Environmental groups are dead set against seabed mining and are raising alarms over the unknown damage it could cause to the ocean.

“Deep sea mining is a new, highly-destructive extractive industry that is eager to start in our global oceans,” environmental advocacy group Greenpeace said in a position paper, arguing that the practice “risks inevitable, severe, and irreversible environmental damage to our oceans and marine life. 

As the U.S. redesigns its mineral supply chains and “friend-shores” some of its production pipelines in militarily sensitive industries such as semiconductors, some companies are trying to stay above the fray of relying on critical and rare earth minerals altogether.

Technology from Niron Magnetics, a permanent magnet producer born out of Department of Energy-funded research at the University of Minnesota, started figuring out how to build magnets from widely available iron and nitrogen materials in 2013.

“We spent the next eight years or so perfecting the science, and we spent the last couple of years really engineering and scaling and commercializing the technology,” Niron CEO Jonathan Rowntree told The Hill. “We’ll have first commercial sales later on this year, and we have huge interest from our customer base.”

The labor and humanitarian implications of the scramble for critical minerals in developing countries are growing increasingly urgent as economic demand ratchets upwards.

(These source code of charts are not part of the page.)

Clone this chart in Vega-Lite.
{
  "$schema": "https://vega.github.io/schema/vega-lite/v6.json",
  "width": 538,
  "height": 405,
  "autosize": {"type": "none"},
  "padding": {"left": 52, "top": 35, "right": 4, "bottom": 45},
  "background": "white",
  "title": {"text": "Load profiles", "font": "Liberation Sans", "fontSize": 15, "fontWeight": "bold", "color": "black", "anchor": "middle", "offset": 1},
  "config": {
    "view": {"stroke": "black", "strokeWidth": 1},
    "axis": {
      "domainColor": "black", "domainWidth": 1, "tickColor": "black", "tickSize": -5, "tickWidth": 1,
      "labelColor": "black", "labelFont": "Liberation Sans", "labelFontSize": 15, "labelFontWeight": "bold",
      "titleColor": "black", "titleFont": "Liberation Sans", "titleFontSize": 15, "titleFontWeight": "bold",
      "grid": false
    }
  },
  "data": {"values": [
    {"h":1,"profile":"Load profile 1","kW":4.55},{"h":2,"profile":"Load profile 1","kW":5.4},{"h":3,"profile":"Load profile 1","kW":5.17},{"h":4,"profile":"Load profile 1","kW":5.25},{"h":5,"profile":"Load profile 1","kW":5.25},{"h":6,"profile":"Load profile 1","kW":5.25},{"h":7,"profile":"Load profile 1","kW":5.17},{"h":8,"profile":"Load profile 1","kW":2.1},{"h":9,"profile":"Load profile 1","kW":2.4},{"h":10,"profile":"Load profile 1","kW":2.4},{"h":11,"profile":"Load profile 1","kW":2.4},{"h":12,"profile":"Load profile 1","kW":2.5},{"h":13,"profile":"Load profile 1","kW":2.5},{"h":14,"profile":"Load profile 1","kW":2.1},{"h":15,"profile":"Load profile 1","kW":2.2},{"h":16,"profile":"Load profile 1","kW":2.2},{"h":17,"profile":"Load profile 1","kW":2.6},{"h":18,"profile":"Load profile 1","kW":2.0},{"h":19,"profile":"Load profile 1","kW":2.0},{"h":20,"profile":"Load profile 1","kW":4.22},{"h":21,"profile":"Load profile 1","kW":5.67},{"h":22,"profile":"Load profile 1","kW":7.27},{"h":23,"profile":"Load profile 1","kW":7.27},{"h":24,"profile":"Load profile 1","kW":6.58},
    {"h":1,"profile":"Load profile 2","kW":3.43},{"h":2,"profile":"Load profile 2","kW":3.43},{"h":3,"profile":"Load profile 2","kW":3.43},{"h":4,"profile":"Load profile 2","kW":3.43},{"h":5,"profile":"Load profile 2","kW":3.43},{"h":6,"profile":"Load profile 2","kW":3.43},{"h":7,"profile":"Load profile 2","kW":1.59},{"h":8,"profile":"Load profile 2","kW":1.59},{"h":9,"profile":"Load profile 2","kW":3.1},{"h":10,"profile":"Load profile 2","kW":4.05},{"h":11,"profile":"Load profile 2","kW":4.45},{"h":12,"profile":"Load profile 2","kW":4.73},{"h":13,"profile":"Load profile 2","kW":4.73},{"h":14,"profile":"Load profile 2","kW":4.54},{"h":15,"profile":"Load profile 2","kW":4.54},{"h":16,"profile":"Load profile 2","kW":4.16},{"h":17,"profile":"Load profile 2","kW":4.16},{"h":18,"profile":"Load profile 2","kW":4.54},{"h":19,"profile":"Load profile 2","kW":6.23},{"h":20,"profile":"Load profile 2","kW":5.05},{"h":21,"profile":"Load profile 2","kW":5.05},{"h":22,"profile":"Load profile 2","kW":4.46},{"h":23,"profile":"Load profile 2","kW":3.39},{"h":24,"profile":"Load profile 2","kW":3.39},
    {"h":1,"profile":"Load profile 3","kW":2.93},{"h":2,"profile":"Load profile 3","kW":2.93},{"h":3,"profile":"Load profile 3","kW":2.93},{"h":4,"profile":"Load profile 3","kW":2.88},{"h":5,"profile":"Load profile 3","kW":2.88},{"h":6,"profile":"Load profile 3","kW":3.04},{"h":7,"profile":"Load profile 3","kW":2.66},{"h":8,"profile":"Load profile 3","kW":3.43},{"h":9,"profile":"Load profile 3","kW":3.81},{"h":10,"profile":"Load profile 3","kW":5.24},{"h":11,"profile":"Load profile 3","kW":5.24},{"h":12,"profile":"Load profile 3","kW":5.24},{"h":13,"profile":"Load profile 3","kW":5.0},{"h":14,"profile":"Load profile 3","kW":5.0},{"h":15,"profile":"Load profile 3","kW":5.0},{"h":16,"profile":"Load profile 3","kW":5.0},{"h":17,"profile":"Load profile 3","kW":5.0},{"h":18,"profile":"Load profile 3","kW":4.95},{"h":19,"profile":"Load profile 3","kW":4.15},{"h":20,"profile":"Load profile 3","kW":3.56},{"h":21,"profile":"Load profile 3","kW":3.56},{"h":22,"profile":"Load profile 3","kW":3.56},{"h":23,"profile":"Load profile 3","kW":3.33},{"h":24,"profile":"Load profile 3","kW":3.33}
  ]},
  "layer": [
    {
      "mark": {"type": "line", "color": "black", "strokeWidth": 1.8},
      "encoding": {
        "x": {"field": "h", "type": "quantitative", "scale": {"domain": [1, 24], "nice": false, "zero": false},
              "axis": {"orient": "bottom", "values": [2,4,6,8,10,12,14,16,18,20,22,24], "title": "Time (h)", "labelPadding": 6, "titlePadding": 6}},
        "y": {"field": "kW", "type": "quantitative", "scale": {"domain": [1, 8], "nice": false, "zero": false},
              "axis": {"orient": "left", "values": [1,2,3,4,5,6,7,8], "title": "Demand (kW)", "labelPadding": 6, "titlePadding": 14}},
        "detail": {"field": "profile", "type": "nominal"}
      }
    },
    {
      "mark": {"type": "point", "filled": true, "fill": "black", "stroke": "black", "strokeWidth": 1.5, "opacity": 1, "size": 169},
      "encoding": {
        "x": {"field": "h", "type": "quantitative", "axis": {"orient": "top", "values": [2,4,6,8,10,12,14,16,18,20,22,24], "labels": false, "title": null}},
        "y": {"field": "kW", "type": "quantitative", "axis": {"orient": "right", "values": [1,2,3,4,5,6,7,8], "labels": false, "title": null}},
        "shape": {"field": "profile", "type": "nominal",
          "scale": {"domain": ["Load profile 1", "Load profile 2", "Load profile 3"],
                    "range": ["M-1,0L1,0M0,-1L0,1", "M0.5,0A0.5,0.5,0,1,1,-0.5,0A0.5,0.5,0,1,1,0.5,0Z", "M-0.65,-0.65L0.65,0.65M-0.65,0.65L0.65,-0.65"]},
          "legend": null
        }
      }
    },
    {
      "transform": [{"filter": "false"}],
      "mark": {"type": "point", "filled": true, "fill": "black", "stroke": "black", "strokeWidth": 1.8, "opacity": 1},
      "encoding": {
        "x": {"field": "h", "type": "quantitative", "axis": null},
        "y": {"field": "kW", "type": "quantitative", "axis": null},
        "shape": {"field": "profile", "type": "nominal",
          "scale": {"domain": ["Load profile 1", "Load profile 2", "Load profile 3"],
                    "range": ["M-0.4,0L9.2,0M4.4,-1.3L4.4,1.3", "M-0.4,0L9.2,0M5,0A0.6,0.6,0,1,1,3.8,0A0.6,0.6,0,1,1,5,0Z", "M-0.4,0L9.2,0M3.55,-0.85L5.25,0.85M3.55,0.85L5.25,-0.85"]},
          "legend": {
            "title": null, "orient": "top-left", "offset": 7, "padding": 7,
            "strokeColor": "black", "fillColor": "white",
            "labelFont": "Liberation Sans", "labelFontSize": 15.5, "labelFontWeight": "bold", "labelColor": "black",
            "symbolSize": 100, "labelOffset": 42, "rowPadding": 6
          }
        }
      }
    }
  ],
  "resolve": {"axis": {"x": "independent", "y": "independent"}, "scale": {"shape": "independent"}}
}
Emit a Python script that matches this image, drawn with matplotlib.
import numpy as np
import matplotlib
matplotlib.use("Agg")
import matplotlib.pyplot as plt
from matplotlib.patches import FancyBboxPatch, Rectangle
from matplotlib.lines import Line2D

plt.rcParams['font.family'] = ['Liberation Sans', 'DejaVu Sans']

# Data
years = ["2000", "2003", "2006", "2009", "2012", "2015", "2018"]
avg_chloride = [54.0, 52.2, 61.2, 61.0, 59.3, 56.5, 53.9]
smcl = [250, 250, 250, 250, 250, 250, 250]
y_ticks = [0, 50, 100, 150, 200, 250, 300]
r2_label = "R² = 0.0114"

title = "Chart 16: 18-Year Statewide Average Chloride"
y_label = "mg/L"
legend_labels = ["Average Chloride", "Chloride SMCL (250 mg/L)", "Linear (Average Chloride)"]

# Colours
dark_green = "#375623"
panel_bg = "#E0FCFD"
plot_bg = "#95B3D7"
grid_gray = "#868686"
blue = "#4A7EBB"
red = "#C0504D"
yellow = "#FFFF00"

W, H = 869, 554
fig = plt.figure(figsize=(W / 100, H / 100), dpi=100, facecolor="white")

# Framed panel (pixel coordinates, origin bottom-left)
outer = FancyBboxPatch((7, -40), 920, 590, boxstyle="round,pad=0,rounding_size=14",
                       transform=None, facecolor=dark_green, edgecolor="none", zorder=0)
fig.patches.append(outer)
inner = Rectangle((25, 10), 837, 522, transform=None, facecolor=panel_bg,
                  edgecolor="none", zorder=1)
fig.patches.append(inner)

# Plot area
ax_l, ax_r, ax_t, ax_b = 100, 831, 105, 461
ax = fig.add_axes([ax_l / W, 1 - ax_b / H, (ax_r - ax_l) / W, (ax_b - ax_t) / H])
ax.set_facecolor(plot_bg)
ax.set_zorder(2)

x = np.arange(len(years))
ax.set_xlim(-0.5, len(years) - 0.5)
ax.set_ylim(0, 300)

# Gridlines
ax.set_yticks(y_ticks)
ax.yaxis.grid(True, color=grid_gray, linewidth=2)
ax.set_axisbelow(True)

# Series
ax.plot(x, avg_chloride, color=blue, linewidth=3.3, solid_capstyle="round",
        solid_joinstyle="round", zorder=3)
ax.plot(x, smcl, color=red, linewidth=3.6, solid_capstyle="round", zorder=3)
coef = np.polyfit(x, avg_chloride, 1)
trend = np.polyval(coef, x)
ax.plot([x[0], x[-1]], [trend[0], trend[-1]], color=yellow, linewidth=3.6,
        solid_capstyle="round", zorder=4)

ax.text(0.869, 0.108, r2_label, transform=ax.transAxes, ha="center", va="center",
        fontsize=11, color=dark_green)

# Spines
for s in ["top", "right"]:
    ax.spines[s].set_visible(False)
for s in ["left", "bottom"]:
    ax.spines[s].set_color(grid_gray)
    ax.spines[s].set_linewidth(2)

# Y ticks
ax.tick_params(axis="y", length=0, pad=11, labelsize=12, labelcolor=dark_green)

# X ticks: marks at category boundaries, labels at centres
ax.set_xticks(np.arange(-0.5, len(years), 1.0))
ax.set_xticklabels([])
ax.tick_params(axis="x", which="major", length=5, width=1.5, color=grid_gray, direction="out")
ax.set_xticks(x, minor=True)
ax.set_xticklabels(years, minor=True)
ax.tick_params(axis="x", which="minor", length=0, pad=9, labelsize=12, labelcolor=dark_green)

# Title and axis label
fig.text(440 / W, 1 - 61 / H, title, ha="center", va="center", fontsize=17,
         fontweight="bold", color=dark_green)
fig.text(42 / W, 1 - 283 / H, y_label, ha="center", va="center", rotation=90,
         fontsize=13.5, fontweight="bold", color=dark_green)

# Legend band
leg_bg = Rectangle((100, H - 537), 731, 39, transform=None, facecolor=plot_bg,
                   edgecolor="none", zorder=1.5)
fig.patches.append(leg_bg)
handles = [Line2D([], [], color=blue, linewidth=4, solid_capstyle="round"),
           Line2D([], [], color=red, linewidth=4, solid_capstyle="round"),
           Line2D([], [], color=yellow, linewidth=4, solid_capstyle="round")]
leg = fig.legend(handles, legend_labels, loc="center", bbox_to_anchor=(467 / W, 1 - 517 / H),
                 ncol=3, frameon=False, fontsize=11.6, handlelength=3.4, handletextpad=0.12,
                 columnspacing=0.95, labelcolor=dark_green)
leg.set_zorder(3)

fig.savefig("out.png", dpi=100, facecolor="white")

One harrowing 2023 exposé by University of Nottingham associate professor Siddharth Kara that centers on cobalt mining in the Congo draws parallels to the colonial barbarisms carried out in the region during the reign of King Leopold II of Belgium beginning in the late-19th century.

“The harsh realities of cobalt mining in the Congo are an inconvenience to every stakeholder in the chain. No company wants to concede that the rechargeable batteries used to power smartphones, tablets, laptops, and electric vehicles contain cobalt mined by peasants and children in hazardous conditions,” Kara wrote.